-- BEGIN TASK DATA --

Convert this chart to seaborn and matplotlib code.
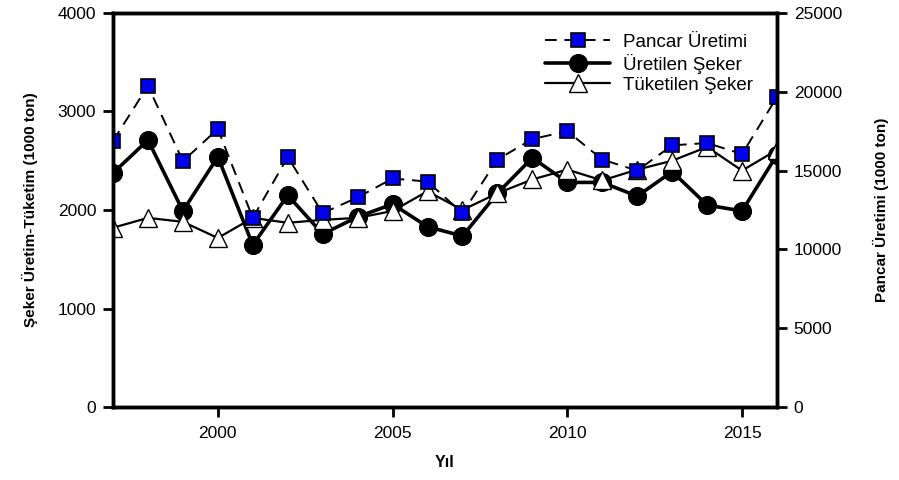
import matplotlib
matplotlib.use("Agg")
import matplotlib.pyplot as plt
import seaborn as sns
import pandas as pd
import numpy as np

years = list(range(1997, 2017))
pancar = [16880, 20370, 15600, 17640, 12000, 15860, 12300, 13300, 14500, 14300,
          12300, 15700, 17000, 17500, 15700, 15000, 16600, 16750, 16050, 19670]
uretilen = [2375, 2710, 1990, 2540, 1645, 2150, 1756, 1930, 2060, 1830,
            1736, 2170, 2530, 2280, 2280, 2140, 2390, 2050, 1990, 2560]
tuketilen = [1820, 1920, 1880, 1716, 1920, 1870, 1900, 1920, 1990, 2190,
             2000, 2170, 2310, 2410, 2300, 2410, 2500, 2640, 2400, 2610]

df = pd.DataFrame({"yil": years, "pancar": pancar,
                   "uretilen": uretilen, "tuketilen": tuketilen})

sns.set_style("ticks")
plt.rcParams.update({
    "font.family": ["Liberation Sans", "DejaVu Sans"],
    "text.color": "black",
    "axes.labelcolor": "black",
    "xtick.color": "black",
    "ytick.color": "black",
    "xtick.labelsize": 12.5,
    "ytick.labelsize": 12.5,
})

fig = plt.figure(figsize=(8.99, 4.8), dpi=100)
ax = fig.add_axes([0.1257, 0.152, 0.7386, 0.821])
ax2 = ax.twinx()

sns.lineplot(data=df, x="yil", y="uretilen", ax=ax, color="black", lw=2.6,
             marker="o", markersize=13, markerfacecolor="black",
             markeredgecolor="black", label="Üretilen Şeker", legend=False)
sns.lineplot(data=df, x="yil", y="tuketilen", ax=ax, color="black", lw=1.6,
             marker="^", markersize=13, markerfacecolor="white",
             markeredgecolor="black", markeredgewidth=1, label="Tüketilen Şeker",
             legend=False)
sns.lineplot(data=df, x="yil", y="pancar", ax=ax2, color="black", lw=1.4,
             linestyle=(0, (6, 4)), marker="s", markersize=10,
             markerfacecolor="#0000ee", markeredgecolor="black",
             markeredgewidth=1.2, label="Pancar Üretimi", legend=False)

ax.set_xlim(1997, 2016)
ax.set_ylim(0, 4000)
ax2.set_ylim(0, 25000)
ax.set_xticks([2000, 2005, 2010, 2015])
ax.set_yticks([0, 1000, 2000, 3000, 4000])
ax2.set_yticks([0, 5000, 10000, 15000, 20000, 25000])

for a in (ax, ax2):
    for s in a.spines.values():
        s.set_visible(True)
        s.set_linewidth(2.5)
        s.set_color("black")

# tick marks: out, black
ax.tick_params(axis="x", which="major", length=7, width=2, color="black",
               direction="out", bottom=True, pad=7)
ax.tick_params(axis="y", which="major", length=7, width=2, color="black",
               direction="out", left=True, pad=5)
ax2.tick_params(axis="y", which="major", length=7, width=2, color="black",
                direction="out", right=True, pad=5)

ax.set_xlabel("Yıl", fontsize=11.5, fontweight="bold", labelpad=10)
ax.set_ylabel("Şeker Üretim-Tüketim (1000 ton)", fontsize=11,
              fontweight="bold", labelpad=14)
ax2.set_ylabel("Pancar Üretimi (1000 ton)", fontsize=11,
               fontweight="bold", labelpad=22)

h1, l1 = ax.get_legend_handles_labels()
h2, l2 = ax2.get_legend_handles_labels()
ax2.legend(h2 + h1, l2 + l1, loc="upper right", bbox_to_anchor=(0.99, 0.99),
           frameon=False, fontsize=13.5, handlelength=3.5, labelspacing=0.15,
           handletextpad=0.7)

fig.savefig("out.png", dpi=100)

# check that the x tick at 2000 was drawn below the axis
fig.canvas.draw()
img = np.asarray(fig.canvas.buffer_rgba())
x, y = ax.transData.transform((2000, 0))
H = img.shape[0]
patch = img[int(H - y) + 3: int(H - y) + 8, int(round(x)) - 1: int(round(x)) + 2, :3]
if patch.min() > 100:
    t = ax.xaxis.get_major_ticks()[0]
    raise SystemExit(str([int(patch.min()), t.get_visible(), t.tick1line.get_visible(),
                          t.tick1line.get_markersize(), t.tick1line.get_marker(),
                          t.tick1line.get_color(), t.tick1line.get_zorder()]))
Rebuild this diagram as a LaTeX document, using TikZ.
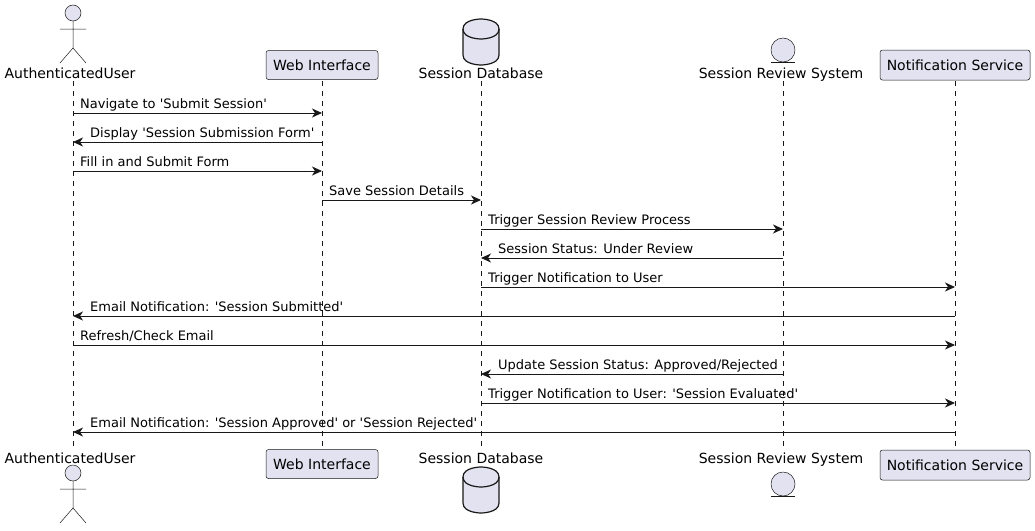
\documentclass[tikz,border=0pt]{standalone}
\usepackage{fontspec}
\setmainfont{DejaVu Sans}
\usetikzlibrary{calc,arrows.meta}
\definecolor{partfill}{HTML}{E2E2F0}
\definecolor{umlline}{HTML}{181818}
\newcommand\q{\textquotesingle}
\tikzset{
	part/.style={draw=umlline, fill=partfill, rounded corners=2.5pt, line width=0.5pt, inner sep=0pt, font=\fontsize{14}{16}\selectfont},
	plabel/.style={inner sep=0pt, anchor=base, font=\fontsize{14}{16}\selectfont},
	lifeline/.style={draw=umlline, line width=0.5pt, dash pattern=on 5pt off 5pt},
	figure/.style={draw=umlline, line width=0.5pt, fill=partfill},
	msg/.style={draw=umlline, line width=0.9pt, -{Stealth[length=10pt,width=9pt,inset=3pt]}},
	msgtext/.style={inner sep=0pt, anchor=base west, font=\fontsize{13}{15}\selectfont},
}
\newcommand\msgR[4]{\draw[msg] ($(#1)+(0,#3)$) -- ($(#2)+(0,#3)$);
	\node[msgtext] at ($(#1)+(7,#3-5)$) {#4};}
\newcommand\msgL[4]{\draw[msg] ($(#1)+(0,#3)$) -- ($(#2)+(0,#3)$);
	\node[msgtext] at ($(#2)+(17,#3-5)$) {#4};}
\newcommand\dbshape[2]{\draw[figure, line width=1.2pt] (#1-18,#2+10) .. controls (#1-18,#2) and (#1,#2) .. (#1,#2)
	.. controls (#1,#2) and (#1+18,#2) .. (#1+18,#2+10) -- (#1+18,#2+36)
	.. controls (#1+18,#2+46) and (#1,#2+46) .. (#1,#2+46)
	.. controls (#1,#2+46) and (#1-18,#2+46) .. (#1-18,#2+36) -- cycle;
	\draw[umlline, line width=1.2pt] (#1-18,#2+10) .. controls (#1-18,#2+20) and (#1,#2+20) .. (#1,#2+20)
	.. controls (#1,#2+20) and (#1+18,#2+20) .. (#1+18,#2+10);}

\begin{document}
\begin{tikzpicture}[x=1pt, y=-1pt]
	%%%%% START %%%%%
	\useasboundingbox (0,0) rectangle (1035,530);
	
	\coordinate (user) at (73,0);
	\coordinate (web) at (322,0);
	\coordinate (db) at (481,0);
	\coordinate (review) at (783,0);
	\coordinate (notif) at (955,0);
	
	% lifelines
	\foreach \p in {user,web,db,review,notif}
		\draw[lifeline] ($(\p)+(0,81)$) -- ($(\p)+(0,449)$);
	
	% actor, top and bottom
	\draw[figure] (73,13) circle (8);
	\draw[umlline, line width=0.5pt] (73,21) -- (73,48) (60,29) -- (86,29) (60,63) -- (73,48) -- (86,63);
	\node[plabel] (usertop) at (70,78) {AuthenticatedUser};
	\node[plabel] (userbot) at (70,463) {AuthenticatedUser};
	\draw[figure] (73,473) circle (8);
	\draw[umlline, line width=0.5pt] (73,481) -- (73,508) (60,489) -- (86,489) (60,523) -- (73,508) -- (86,523);
	
	% boxes
	\node[part, minimum width=112pt, minimum height=29pt] (webtop) at (322,65) {Web Interface};
	\node[part, minimum width=112pt, minimum height=29pt] (webbot) at (322,464) {Web Interface};
	\node[part, minimum width=150pt, minimum height=30pt] (notiftop) at (955,65) {Notification Service};
	\node[part, minimum width=150pt, minimum height=30pt] (notifbot) at (955,465) {Notification Service};
	
	% database
	\dbshape{481}{19}
	\node[plabel] (dbtop) at (481,78) {Session Database};
	\node[plabel] (dbbot) at (481,463) {Session Database};
	\dbshape{481}{467}
	
	% entity
	\draw[figure] (783,50) circle (12);
	\draw[umlline, line width=0.5pt] (771,62) -- (795,62);
	\node[plabel] (reviewtop) at (781,78) {Session Review System};
	\node[plabel] (reviewbot) at (781,463) {Session Review System};
	\draw[figure] (783,484) circle (12);
	\draw[umlline, line width=0.5pt] (771,496) -- (795,496);
	
	% messages
	\msgR{user}{web}{113}{Navigate to \q Submit Session\q}
	\msgL{web}{user}{142}{Display \q Session Submission Form\q}
	\msgR{user}{web}{171}{Fill in and Submit Form}
	\msgR{web}{db}{200}{Save Session Details}
	\msgR{db}{review}{229}{Trigger Session Review Process}
	\msgL{review}{db}{258}{Session Status: Under Review}
	\msgR{db}{notif}{287}{Trigger Notification to User}
	\msgL{notif}{user}{316}{Email Notification: \q Session Submitted\q}
	\msgR{user}{notif}{345}{Refresh/Check Email}
	\msgL{review}{db}{374}{Update Session Status: Approved/Rejected}
	\msgR{db}{notif}{403}{Trigger Notification to User: \q Session Evaluated\q}
	\msgL{notif}{user}{432}{Email Notification: \q Session Approved\q{} or \q Session Rejected\q}
	
	%%%%% END %%%%%
\end{tikzpicture}
\end{document}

-- END TASK DATA --

- [GIVEN TASK] Skip the pictures and restate exactly the lines from the beginning of the listing to the line with "import numpy as np", that line included.

- [TASK ANSWER]
Convert this chart to seaborn and matplotlib code.
import matplotlib
matplotlib.use("Agg")
import matplotlib.pyplot as plt
import seaborn as sns
import pandas as pd
import numpy as np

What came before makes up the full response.